545405 Deciphering the Reaction Network of the Selective Oxidation of Butane to Maleic Anhydride over (V1-xWx)OPO4 Catalysts

Monday, June 3, 2019: 4:24 PM
Texas Ballroom A (Grand Hyatt San Antonio)
Jingxiu Xie1, Felix Pohl1, Christian Schulz1, Knut Wittich2, Ralph Kraehnert1, Benjamin Frank1, Robert Glaum2 and Frank Rosowski1,3, (1)BasCat – Unicat BASF JointLab, Berlin, Germany, (2)Institut für Anorganische Chemie, Rheinische Friedrich-Wilhelms-Universität, Bonn, Germany, (3)Process Research and Chemical Engineering, BASF SE, Ludwigshafen, Germany

Selective oxidation of lower alkanes (ethane, propane, and n-butane) converts these less reactive molecules to valuable chemicals in a resource-efficient and environmentally friendly approach. The selective oxidation of n-butane to maleic anhydride (MAN) is an important industrial process with a worldwide capacity of more than 1 million metric tons per year. The industrial vanadyl pyrophosphate (VPP) catalyst reaches a MAN yield of ~60% and research thus far focused on adding electronic promoters to improve its catalytic performance. To investigate potential catalysts beyond the extensively studied and optimized VPP, novel classes of catalysts with different crystal structures to VPP need to be designed.
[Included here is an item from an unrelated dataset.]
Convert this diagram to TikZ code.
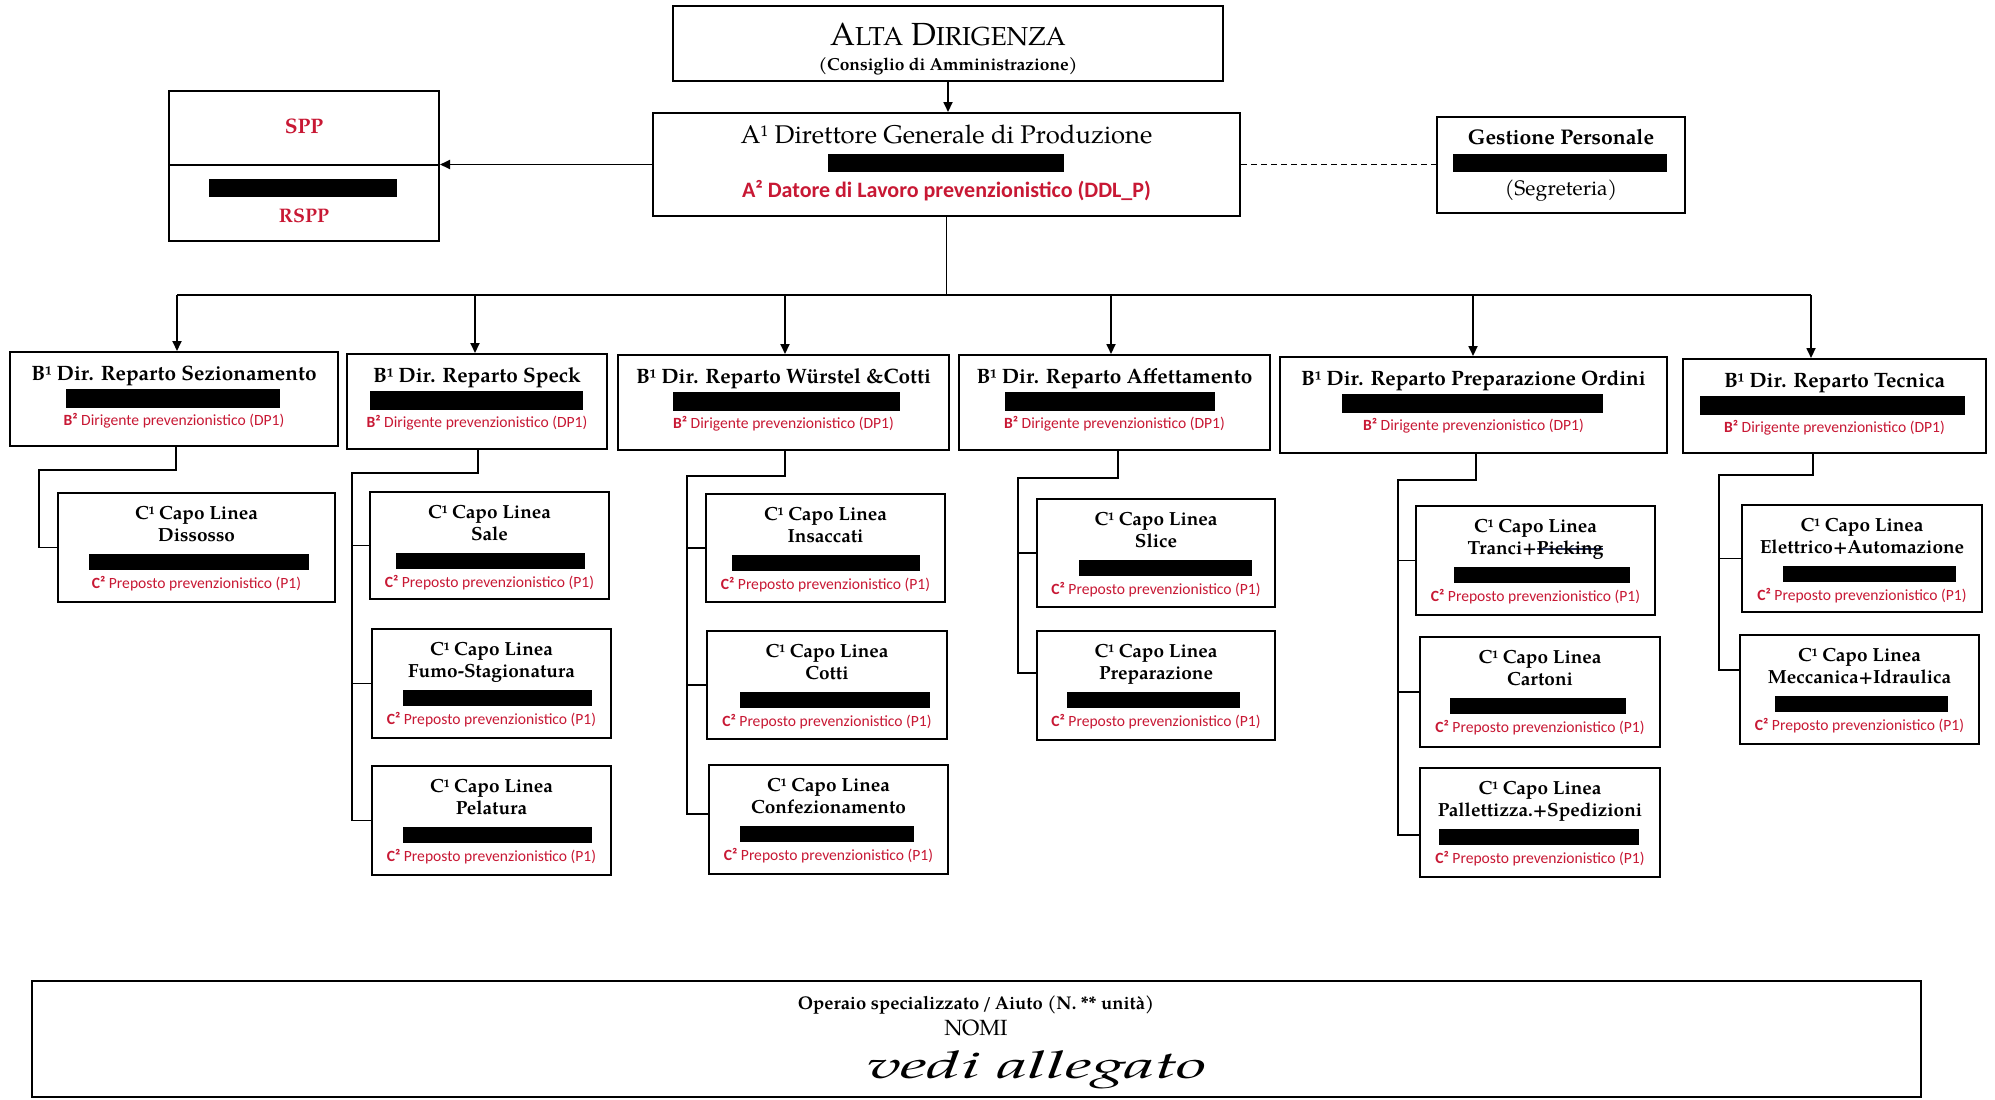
\documentclass[tikz,border=0pt]{standalone}
\usepackage{fontspec}
\setmainfont{TeX Gyre Pagella}
\newfontfamily\redfont{Carlito}
\usetikzlibrary{arrows.meta,calc}
\definecolor{rd}{RGB}{200,24,52}
\newcommand\mystrike[1]{\setbox0\hbox{#1}\rlap{\raisebox{0.55ex}{\color[RGB]{40,50,90}\rule{\wd0}{0.7pt}}}\box0}
\tikzset{
  bx/.style={draw, line width=1pt, rectangle, inner sep=0pt},
  ln/.style={line width=0.9pt},
  arr/.style={line width=0.9pt, -{Triangle[length=5pt,width=4.5pt]}},
  txt/.style={inner sep=0pt, anchor=center, text depth=0pt},
  btitle/.style={txt, text height=7.2pt, font=\fontsize{10.4}{12}\selectfont\bfseries},
  ctitle/.style={txt, text height=6.6pt, font=\fontsize{9.5}{11}\selectfont\bfseries},
  redsmall/.style={txt, text height=5.1pt, text=rd, font=\redfont\fontsize{7.8}{9}\selectfont},
  redbig/.style={txt, text height=7.2pt, text=rd, font=\redfont\fontsize{11}{13}\selectfont\bfseries},
  redserif/.style={txt, text height=7pt, text=rd, font=\fontsize{10.5}{12}\selectfont\bfseries},
}
\newcommand\Bbox[8]{%
  \node[bx, minimum width={(#4-#2)*0.5pt}, minimum height={(#5-#3)*0.5pt}] (#1) at ({(#2+#4)/2},{(#3+#5)/2}) {};
  \node[btitle] (#1t) at ({(#2+#4)/2},{#3+21}) {B¹ Dir. Reparto #6};
  \fill ({#7},{#3+37}) rectangle ({#8},{#3+56});
  \node[redsmall] (#1r) at ({(#2+#4)/2},{#3+68}) {\textbf{B²} Dirigente prevenzionistico (DP1)};
}
\newcommand\Cbox[8]{%
  \node[bx, minimum width={(#4-#2)*0.5pt}, minimum height={(#5-#3)*0.5pt}] (#1) at ({(#2+#4)/2},{(#3+#5)/2}) {};
  \node[ctitle] (#1a) at ({(#2+#4)/2},{#3+20}) {C¹ Capo Linea};
  \node[ctitle] (#1b) at ({(#2+#4)/2},{#3+42}) {#6};
  \fill ({#7},{#3+61}) rectangle ({#8},{#3+77});
  \node[redsmall] (#1r) at ({(#2+#4)/2},{#3+90}) {\textbf{C²} Preposto prevenzionistico (P1)};
}
\begin{document}
\begin{tikzpicture}[x=0.5pt,y=-0.5pt]
\fill[white] (0,0) rectangle (1995,1099);
\useasboundingbox (0,0) rectangle (1995,1099);

% ---- top level
\node[bx, minimum width={550*0.5pt}, minimum height={75*0.5pt}] (alta) at (948,43.5) {};
\node[txt, text height=11pt, font=\fontsize{16}{18}\selectfont] (altat) at (948,34) {A{\fontsize{13}{15}\selectfont LTA} D{\fontsize{13}{15}\selectfont IRIGENZA}};
\node[txt, text height=6pt, font=\fontsize{8.7}{10}\selectfont\bfseries] (altas) at (948,64) {(Consiglio di Amministrazione)};

\node[bx, minimum width={587*0.5pt}, minimum height={103*0.5pt}] (dir) at (946.5,164.5) {};
\node[txt, text height=8.8pt, font=\fontsize{12.8}{15}\selectfont] (dirt) at (946.5,135) {A¹ Direttore Generale di Produzione};
\fill (828,154) rectangle (1064,172);
\node[redbig] (dirr) at (946.5,190) {A² Datore di Lavoro prevenzionistico (DDL\_P)};

\node[bx, minimum width={270*0.5pt}, minimum height={74*0.5pt}] (spp) at (304,127.5) {};
\node[bx, minimum width={270*0.5pt}, minimum height={76*0.5pt}] (rspp) at (304,202.5) {};
\node[redserif] (sppt) at (304,126) {SPP};
\fill (209,179) rectangle (397,197);
\node[redserif, font=\fontsize{9.8}{11}\selectfont\bfseries, text height=6.7pt] (rsppt) at (304,216) {RSPP};

\node[bx, minimum width={248*0.5pt}, minimum height={96*0.5pt}] (gest) at (1561,165) {};
\node[txt, text height=7.2pt, font=\fontsize{10.6}{12}\selectfont\bfseries] (gestt) at (1561,137) {Gestione Personale};
\fill (1453,154) rectangle (1667,172);
\node[txt, text height=7.2pt, font=\fontsize{10.5}{12}\selectfont] (gests) at (1561,188) {(Segreteria)};

\draw[arr] (alta.south) -- (alta.south |- dir.north);
\draw[arr] (dir.west) -- (dir.west -| rspp.east);
\draw[ln, dash pattern=on 3pt off 2pt] (dir.east) -- (dir.east -| gest.west);

% ---- B level
\Bbox{b1}{10}{352}{338}{446}{Sezionamento}{66}{280}
\Bbox{b2}{347}{354}{607}{449}{Speck}{370}{583}
\Bbox{b3}{618}{355}{949}{450}{Würstel \&Cotti}{673}{900}
\Bbox{b4}{959}{355}{1270}{450}{Affettamento}{1005}{1215}
\Bbox{b5}{1280}{357}{1667}{453}{Preparazione Ordini}{1342}{1603}
\Bbox{b6}{1683}{359}{1986}{453}{Tecnica}{1700}{1965}

\coordinate (bus) at (946.5,295);
\coordinate (a1) at (177,295);
\coordinate (a2) at (475,295);
\coordinate (a3) at (785,295);
\coordinate (a4) at (1111,295);
\coordinate (a5) at (1473,295);
\coordinate (a6) at (1811,295);
\draw[ln] (dir.south) -- (bus);
\draw[ln] (a1) -- (a6);
\draw[arr] (a1) -- (a1 |- b1.north);
\draw[arr] (a2) -- (a2 |- b2.north);
\draw[arr] (a3) -- (a3 |- b3.north);
\draw[arr] (a4) -- (a4 |- b4.north);
\draw[arr] (a5) -- (a5 |- b5.north);
\draw[arr] (a6) -- (a6 |- b6.north);

% ---- C level
\Cbox{c11}{58}{493}{335}{602}{Dissosso}{89}{309}
\Cbox{c21}{370}{492}{609}{599}{Sale}{396}{585}
\Cbox{c22}{372}{629}{611}{738}{Fumo-Stagionatura}{403}{592}
\Cbox{c23}{372}{766}{611}{875}{Pelatura}{403}{592}
\Cbox{c31}{706}{494}{945}{602}{Insaccati}{732}{920}
\Cbox{c32}{707}{631}{947}{739}{Cotti}{740}{930}
\Cbox{c33}{709}{765}{948}{874}{Confezionamento}{740}{914}
\Cbox{c41}{1037}{499}{1275}{607}{Slice}{1079}{1252}
\Cbox{c42}{1037}{631}{1275}{740}{Preparazione}{1067}{1240}
\Cbox{c51}{1416}{506}{1655}{615}{Tranci+\mystrike{Picking}}{1454}{1630}
\Cbox{c52}{1420}{637}{1660}{747}{Cartoni}{1450}{1626}
\Cbox{c53}{1420}{768}{1660}{877}{Pallettizza.+Spedizioni}{1439}{1639}
\Cbox{c61}{1742}{505}{1982}{612}{Elettrico+Automazione}{1783}{1956}
\Cbox{c62}{1740}{635}{1979}{744}{Meccanica+Idraulica}{1775}{1948}

% connectors column 1
\coordinate (j1) at (176,470); \coordinate (s1) at (39,470);
\draw[ln] (b1.south -| j1) -- (j1) -- (s1) |- (c11.west);
% column 2
\coordinate (j2) at (478,473); \coordinate (s2) at (352,473);
\draw[ln] (b2.south -| j2) -- (j2) -- (s2) |- (c23.west);
\draw[ln] (s2 |- c21.west) -- (c21.west);
\draw[ln] (s2 |- c22.west) -- (c22.west);
% column 3
\coordinate (j3) at (785,476); \coordinate (s3) at (687,476);
\coordinate (t33) at (0,814);
\draw[ln] (b3.south -| j3) -- (j3) -- (s3) |- (c33.west |- t33);
\draw[ln] (s3 |- c31.west) -- (c31.west);
\draw[ln] (s3 |- c32.west) -- (c32.west);
% column 4
\coordinate (j4) at (1118,478); \coordinate (s4) at (1018,478);
\coordinate (t42) at (0,673);
\draw[ln] (b4.south -| j4) -- (j4) -- (s4) |- (c42.west |- t42);
\draw[ln] (s4 |- c41.west) -- (c41.west);
% column 5
\coordinate (j5) at (1476,480); \coordinate (s5) at (1398,480);
\coordinate (t53) at (0,835);
\draw[ln] (b5.south -| j5) -- (j5) -- (s5) |- (c53.west |- t53);
\draw[ln] (s5 |- c51.west) -- (c51.west);
\draw[ln] (s5 |- c52.west) -- (c52.west);
% column 6
\coordinate (j6) at (1813,475); \coordinate (s6) at (1719,475);
\coordinate (t62) at (0,670);
\draw[ln] (b6.south -| j6) -- (j6) -- (s6) |- (c62.west |- t62);
\draw[ln] (s6 |- c61.west) -- (c61.west);

% ---- bottom
\node[bx, line width=1.3pt, minimum width={1889*0.5pt}, minimum height={116*0.5pt}] (op) at (976.5,1039) {};
\node[txt, text height=6.4pt, font=\fontsize{9.2}{11}\selectfont\bfseries] (opt) at (976,1003) {Operaio specializzato\,/\,Aiuto (N. ** unità)};
\node[txt, text height=7.4pt, font=\fontsize{11}{13}\selectfont] (nomi) at (976,1028) {NOMI};
\node[txt, text height=6pt, font=\fontsize{19}{21}\selectfont\itshape] (hand) at (1037,1072) {\scalebox{1.8}[1]{vedi allegato}};
\end{tikzpicture}
\end{document}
 We recently identified a new class of catalysts based on the tungsten-doped αII‑VOPO4-structure. Single phase microcrystalline powders of (V1–xWx)OPO4 are accessible by solution combustion synthesis . X-ray powder diffraction before and after catalytic testing confirmed that these catalysts were phase-stable during catalytic testing (C4H10/O2/H2O = 2/20/3 vol-%, GHSV = 2000 h‑1, TOS = 1000 h). By variation of the V/W ratio the V0.8W0.2OPO4 was found to be most active and selective towards MAN. A parameters field study with V0.8W0.2OPO4 was subsequently carried out to obtain mechanistic insights and its reaction network was compared with those of highly selective reference VPP and non-selective V2O5, respectively. Parameters variation included feed concentrations (n‑butane and oxygen), gas hourly space velocity, temperature, and co-feeds (ethene, CO, and H2O).

 For all catalysts, MAN, CO, and CO2 selectivities totaled more than 95% but the product distributions were different, as shown in Figure 1a. At 420 °C, 1 bar, C4H10/O2/H2O = 2/20/3 vol-%, GHSV = 2000 h-1, the selective VPP showed 62% MAN selectivity at 95% n-butane conversion and CO/CO2 = 1.2. Instead, non-selective V2O5 showed negligible MAN selectivity at 22% n-butane conversion and CO/CO2 = 2.1. V0.8W0.2OPO4 displayed similarities to both VPP and V2O5, showing 18% MAN selectivity at 32% n-butane conversion and CO/CO2 = 3. The high CO/CO2 ratio of V0.8W0.2OPO4 suggests that COx is formed by primary oxidation of n-butane instead of secondary oxidation of MAN (Figure 1b). Minor products also showed different trends for the catalysts, suggesting that (V1–xWx)OPO4 and VPP have different reaction networks. For instance, acrylic acid is a significant byproduct for VPP but not for V0.8W0.2OPO4. To confirm reaction pathways identified by steady state parameter field studies for V0.8W0.2OPO4 and VPP catalysts, transient pulse experiments were carried out at 420 °C, 1 bar, C4H10/O2/H2O = 2/20/3 vol-%, GHSV = 2000 h-1. Important minor products including furan, 1-butene, acetaldehyde, acrylic acid, acetic acid were individually pulsed through the reactor. The identified reaction pathways give a deeper insight into the reaction network of each catalyst. The comparison of reaction networks of V0.8W0.2OPO4 with selective VPP and non-selective V2O5 catalysts is expected to lead to further understanding towards catalysts for the selective oxidation of n-butane to MAN.

Figure 1. (a) Product distribution of V2O5, αII-V0.8W0.2OPO4, and VPP at 1 bar, 420 °C, 2 %v C4H10, 20 %v O2, 3 %v H2O, 2000 h-1 and (b) classic triangle reaction network of n-butane to maleic anhydride.